The K-Beauty experiment BEGINS
Basically, I needed to completely revamp my current skincare system (which consisted of like, three products total), and was to me — up until this point — purely perfunctory. Korean skincare is definitely a more time consuming, thoughtful process. And there is a LOT of layering involved. But let’s see if it paid off. I monitored my skin day by day, taking photos with my iPhone every single morning (I tried to aim for the same amount of light exposure, but as you can see I pretty much failed with that). Each photo is taken immediately after washing and moisturizing my face, and absolutely no makeup was applied. I am completely naked-faced, bbs.
After the first day, my face already felt softer, and it became exponentially less oily throughout the day. On the second day, I used the Honey Black Sugar Scrub, and it felt LUSCIOUS on my skin. Most exfoliating scrubs leave your face pink and desperately needing moisturizer, but this scrub was super hydrating on its own. On day three, I didn’t notice a huge difference in appearance, but my skin FELT healthier.
By day four, it seemed like my skin was really evening out, and dramatically so. Moreover, it was less oily (no more oily nose!). I start incorporating the snail serum (Alicia instructed me to not start using all the new products at once to avoid a skin freakout), and while it felt sticky at first, it dried quickly, leaving my face dewy. Also on day four, I got my new makeup removing cleansing wipes in mail (Celavi, in apricot, for $11 for two packs from Amazon ) for a post-gym face wipe-down.

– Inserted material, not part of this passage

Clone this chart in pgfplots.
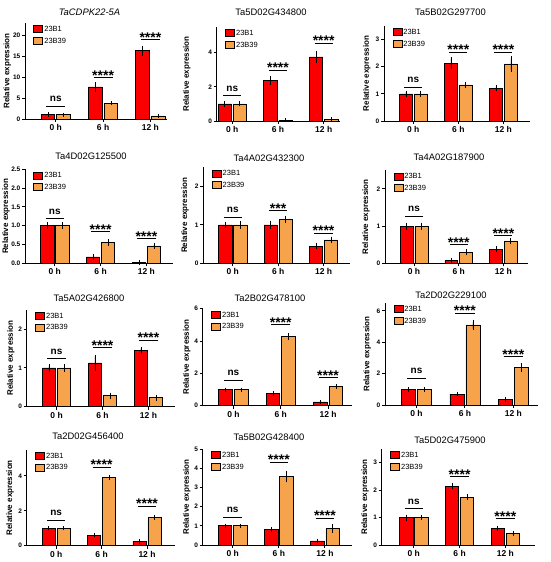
\documentclass[border=0pt]{standalone}
\usepackage{pgfplots}
\pgfplotsset{compat=1.18}
\usepackage{fontspec}
\setmainfont{Liberation Sans}
\definecolor{barred}{RGB}{250,0,0}
\definecolor{barorg}{RGB}{247,163,76}
\pgfplotsset{
  gp/.style={
    scale only axis, ybar, clip=false,
    axis x line*=bottom, axis y line*=left,
    axis line style={line width=0.9pt,-},
    xmin=-0.65, xmax=2.55, ymin=0,
    xtick={0,1,2}, xticklabels={0 h,6 h,12 h},
    minor tick num=0,
    tick align=outside, major tick length=3pt,
    every tick/.style={line width=0.9pt,black},
    x tick label style={font=\bfseries\fontsize{8.5}{9}\selectfont, inner sep=2pt},
    y tick label style={font=\bfseries\fontsize{6.5}{7}\selectfont, inner sep=1.5pt},
    /pgf/number format/assume math mode=true,
    ylabel={Relative expression},
    ylabel style={font=\bfseries\fontsize{8}{9}\selectfont, anchor=center},
    bar width=0.29,
    legend style={draw=none, fill=none, inner sep=0pt, outer sep=0pt,
      at={(axis description cs:0,1)}, anchor=north west, xshift=8.5pt, yshift=-2pt,
      font=\fontsize{7.5}{8}\selectfont,
      nodes={inner sep=1.2pt}, row sep=2.5pt},
    legend cell align=left,
    legend image code/.code={\draw[##1,line width=0.7pt] (0pt,-3pt) rectangle (9pt,4pt);},
  },
  rb/.style={fill=barred, draw=black, line width=0.7pt, bar shift=-0.165,
    error bars/y dir=both, error bars/y explicit,
    error bars/error bar style={line width=0.7pt,black},
    error bars/error mark options={mark size=1.7pt,line width=0.7pt,black}},
  ob/.style={fill=barorg, draw=black, line width=0.7pt, bar shift=0.165,
    error bars/y dir=both, error bars/y explicit,
    error bars/error bar style={line width=0.7pt,black},
    error bars/error mark options={mark size=1.7pt,line width=0.7pt,black}},
}
\tikzset{sigl/.style={line width=1pt,black}}
\newcommand\nstxt{\bfseries\fontsize{10}{11}\selectfont ns}
\newcommand\sttxt[1]{\bfseries\fontsize{14}{15}\selectfont #1}
\newcommand\signs[1]{\draw[sigl] (axis cs:-0.2,#1) -- (axis cs:0.2,#1) node[midway,anchor=base,yshift=4.6pt,inner sep=0pt]{\nstxt};}
\newcommand\sigB[2]{\draw[sigl] (axis cs:0.8,#1) -- (axis cs:1.2,#1) node[midway,anchor=base,yshift=-2.4pt,inner sep=0pt]{\sttxt{#2}};}
\newcommand\sigC[2]{\draw[sigl] (axis cs:1.8,#1) -- (axis cs:2.2,#1) node[midway,anchor=base,yshift=-2.4pt,inner sep=0pt]{\sttxt{#2}};}
\newcommand\ttl[3]{\node[font=\fontsize{9.4}{10}\selectfont] at (#1pt,#2pt) {#3};}
\begin{document}
\begin{tikzpicture}
\path[use as bounding box] (0,0) rectangle (550pt,562pt);
% ---------- Row 1 ----------
\begin{axis}[gp, at={(25pt,443pt)}, width=142pt, height=96pt, xmax=2.35,
  ymax=23, ytick={0,5,10,15,20},
  ylabel style={at={(axis description cs:-0.125,0.5)}}]
\addplot[rb] coordinates {(0,1.1) +- (0,0.15) (1,7.7) +- (0,0.75) (2,16.4) +- (0,0.8)};
\addplot[ob] coordinates {(0,1.0) +- (0,0.1) (1,3.8) +- (0,0.1) (2,0.75) +- (0,0.1)};
\legend{23B1,23B39}
\signs{3.1}\sigB{9.9}{****}\sigC{19.0}{****}
\end{axis}
\begin{axis}[gp, at={(216.7pt,441pt)}, width=123pt, height=94pt, xmin=-0.34, xmax=2.35,
  ymax=5.5, ytick={0,2,4},
  ylabel style={at={(axis description cs:-0.244,0.5)}}]
\addplot[rb] coordinates {(0,1.0) +- (0,0.06) (1,2.38) +- (0,0.15) (2,3.75) +- (0,0.27)};
\addplot[ob] coordinates {(0,1.0) +- (0,0.05) (1,0.05) +- (0,0.02) (2,0.1) +- (0,0.03)};
\legend{23B1,23B39}
\signs{1.48}\sigB{2.97}{****}\sigC{4.55}{****}
\end{axis}
\begin{axis}[gp, at={(384pt,441pt)}, width=146pt, height=95pt, xmax=2.59,
  ymax=3.5, ytick={0,1,2,3},
  ylabel style={at={(axis description cs:-0.118,0.5)}}]
\addplot[rb] coordinates {(0,1.0) +- (0,0.06) (1,2.13) +- (0,0.17) (2,1.2) +- (0,0.05)};
\addplot[ob] coordinates {(0,1.0) +- (0,0.05) (1,1.33) +- (0,0.05) (2,2.1) +- (0,0.22)};
\legend{23B1,23B39}
\signs{1.25}\sigB{2.54}{****}\sigC{2.54}{****}
\end{axis}
% ---------- Row 2 ----------
\begin{axis}[gp, at={(25pt,298.7pt)}, width=148pt, height=94pt, xmax=2.58,
  ymax=2.5, ytick={0,0.5,1,1.5,2,2.5},
  yticklabel style={/pgf/number format/.cd, fixed, fixed zerofill, precision=1},
  ylabel style={at={(axis description cs:-0.128,0.5)}}]
\addplot[rb] coordinates {(0,1.0) +- (0,0.04) (1,0.17) +- (0,0.04) (2,0.02) +- (0,0.01)};
\addplot[ob] coordinates {(0,1.0) +- (0,0.04) (1,0.55) +- (0,0.04) (2,0.46) +- (0,0.03)};
\legend{23B1,23B39}
\signs{1.18}\sigB{0.84}{****}\sigC{0.65}{****}
\end{axis}
\begin{axis}[gp, at={(203.3pt,298.7pt)}, width=147pt, height=96pt, xmax=2.59,
  ymax=2.5, ytick={0,1,2},
  ylabel style={at={(axis description cs:-0.124,0.5)}}]
\addplot[rb] coordinates {(0,1.0) +- (0,0.04) (1,1.0) +- (0,0.07) (2,0.45) +- (0,0.03)};
\addplot[ob] coordinates {(0,1.0) +- (0,0.05) (1,1.14) +- (0,0.05) (2,0.61) +- (0,0.04)};
\legend{23B1,23B39}
\signs{1.19}\sigB{1.37}{***}\sigC{0.78}{****}
\end{axis}
\begin{axis}[gp, at={(385pt,298.7pt)}, width=143pt, height=93pt, xmax=2.55,
  ymax=2.5, ytick={0,1,2},
  ylabel style={at={(axis description cs:-0.133,0.5)}}]
\addplot[rb] coordinates {(0,1.0) +- (0,0.05) (1,0.07) +- (0,0.03) (2,0.38) +- (0,0.04)};
\addplot[ob] coordinates {(0,1.0) +- (0,0.05) (1,0.3) +- (0,0.04) (2,0.6) +- (0,0.04)};
\legend{23B1,23B39}
\signs{1.27}\sigB{0.5}{****}\sigC{0.74}{****}
\end{axis}
% ---------- Row 3 ----------
\begin{axis}[gp, at={(26.7pt,155.3pt)}, width=148pt, height=97pt, xmax=2.57,
  ymax=2.5, ytick={0,1,2},
  ylabel style={at={(axis description cs:-0.108,0.5)}}]
\addplot[rb] coordinates {(0,1.0) +- (0,0.06) (1,1.13) +- (0,0.17) (2,1.45) +- (0,0.05)};
\addplot[ob] coordinates {(0,1.0) +- (0,0.05) (1,0.28) +- (0,0.04) (2,0.23) +- (0,0.04)};
\legend{23B1,23B39}
\signs{1.23}\sigB{1.52}{****}\sigC{1.71}{****}
\end{axis}
\begin{axis}[gp, at={(202.7pt,156.3pt)}, width=149pt, height=97pt, xmax=2.5,
  ymax=6, ytick={0,2,4,6},
  ylabel style={at={(axis description cs:-0.107,0.5)}}]
\addplot[rb] coordinates {(0,1.0) +- (0,0.02) (1,0.74) +- (0,0.04) (2,0.23) +- (0,0.03)};
\addplot[ob] coordinates {(0,1.0) +- (0,0.02) (1,4.28) +- (0,0.14) (2,1.19) +- (0,0.03)};
\legend{23B1,23B39}
\signs{1.56}\sigB{5.0}{****}\sigC{1.72}{****}
\end{axis}
\begin{axis}[gp, at={(385pt,157pt)}, width=153pt, height=102pt, xmax=2.51,
  ymax=6.5, ytick={0,2,4,6},
  ylabel style={at={(axis description cs:-0.116,0.5)}}]
\addplot[rb] coordinates {(0,0.98) +- (0,0.03) (1,0.7) +- (0,0.03) (2,0.36) +- (0,0.03)};
\addplot[ob] coordinates {(0,0.98) +- (0,0.04) (1,5.1) +- (0,0.21) (2,2.37) +- (0,0.17)};
\legend{23B1,23B39}
\signs{1.72}\sigB{5.85}{****}\sigC{3.06}{****}
\end{axis}
% ---------- Row 4 ----------
\begin{axis}[gp, at={(26.7pt,16.3pt)}, width=148pt, height=96pt, xmax=2.61,
  ymax=5.5, ytick={0,2,4},
  ylabel style={at={(axis description cs:-0.113,0.5)}}]
\addplot[rb] coordinates {(0,1.0) +- (0,0.03) (1,0.61) +- (0,0.03) (2,0.23) +- (0,0.03)};
\addplot[ob] coordinates {(0,1.0) +- (0,0.02) (1,3.93) +- (0,0.05) (2,1.61) +- (0,0.04)};
\legend{23B1,23B39}
\signs{1.47}\sigB{4.48}{****}\sigC{2.26}{****}
\end{axis}
\begin{axis}[gp, at={(202.7pt,17pt)}, width=149pt, height=96pt, xmax=2.58,
  ymax=5, ytick={0,1,2,3,4,5},
  ylabel style={at={(axis description cs:-0.107,0.5)}}]
\addplot[rb] coordinates {(0,1.0) +- (0,0.03) (1,0.79) +- (0,0.04) (2,0.21) +- (0,0.03)};
\addplot[ob] coordinates {(0,1.0) +- (0,0.03) (1,3.57) +- (0,0.22) (2,0.87) +- (0,0.14)};
\legend{23B1,23B39}
\signs{1.45}\sigB{4.31}{****}\sigC{1.38}{****}
\end{axis}
\begin{axis}[gp, at={(381.7pt,17pt)}, width=153pt, height=96pt, xmax=2.64, xmin=-0.7,
  ymax=3.5, ytick={0,1,2,3},
  ylabel style={at={(axis description cs:-0.109,0.5)}}]
\addplot[rb] coordinates {(0,1.0) +- (0,0.05) (1,2.14) +- (0,0.05) (2,0.6) +- (0,0.04)};
\addplot[ob] coordinates {(0,1.0) +- (0,0.04) (1,1.74) +- (0,0.04) (2,0.41) +- (0,0.03)};
\legend{23B1,23B39}
\signs{1.32}\sigB{2.48}{****}\sigC{0.96}{****}
\end{axis}
% ---------- Titles ----------
\ttl{89.5}{549.3}{\itshape TaCDPK22-5A}
\ttl{271}{549.3}{Ta5D02G434800}
\ttl{450.5}{549.3}{Ta5B02G297700}
\ttl{91}{406}{Ta4D02G125500}
\ttl{269}{403.7}{Ta4A02G432300}
\ttl{449}{404.7}{Ta4A02G187900}
\ttl{89}{264}{Ta5A02G426800}
\ttl{270}{263.7}{Ta2B02G478100}
\ttl{451}{267}{Ta2D02G229100}
\ttl{88}{125.3}{Ta2D02G456400}
\ttl{269}{124.7}{Ta5B02G428400}
\ttl{450}{122}{Ta5D02G475900}
\end{tikzpicture}
\end{document}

On day eight I wake up to two MOUTH zits (the worst zits), but also I was getting my period soon, so. The acne spot-treatment seemed to work — I applied some before I went to bed and woke up to two smaller mouths zits, so hooray, progress! I will note that the spot-treatment leaves your skin really chalky, so I’d only use it at night.
Days 10 – 12
By day ten, I was getting used to the whole routine, which seemed tumultuous at first. The dedication and lathering on lathering on lathering seemed to be paying off — my skin WAS noticebly brighter and clearer and more hydrated. I also had used both masks, and while they didn’t seem to affect any blemishes, they did make my skin feel smooth and soft in the morning.
Days 13 & 14
By this point, I had stopped using concealer and foundation and had just been applying a light CC Cream (Smashbox, $42) and some setting powder (Makeup For Ever Microfinish Powder, $35). For once I was actually stoked with my skin — just as it was.
I think there’s a definite difference between the first day of my new Korean skincare regimen and the last (granted, the lighting here is NOT the same, as previously noted). My skin is brighter, less splotchy, and most importantly, it feels healthier and QUENCHED.
The downside is yes, the regimen is more time-consuming than splashing water and soap on your face and calling it a day. It’s also expensive. You would really have to invest in a couple hundred dollars worth of products (nothing more expensive than most brands at Sephora, but still). Korean skincare doesn’t come at a drugstore price (although I’m sure you could score some deals on Amazon). However, most bottles will last you months.
I think my face and I will be sticking to Korean skincare products, thankyouvermuch!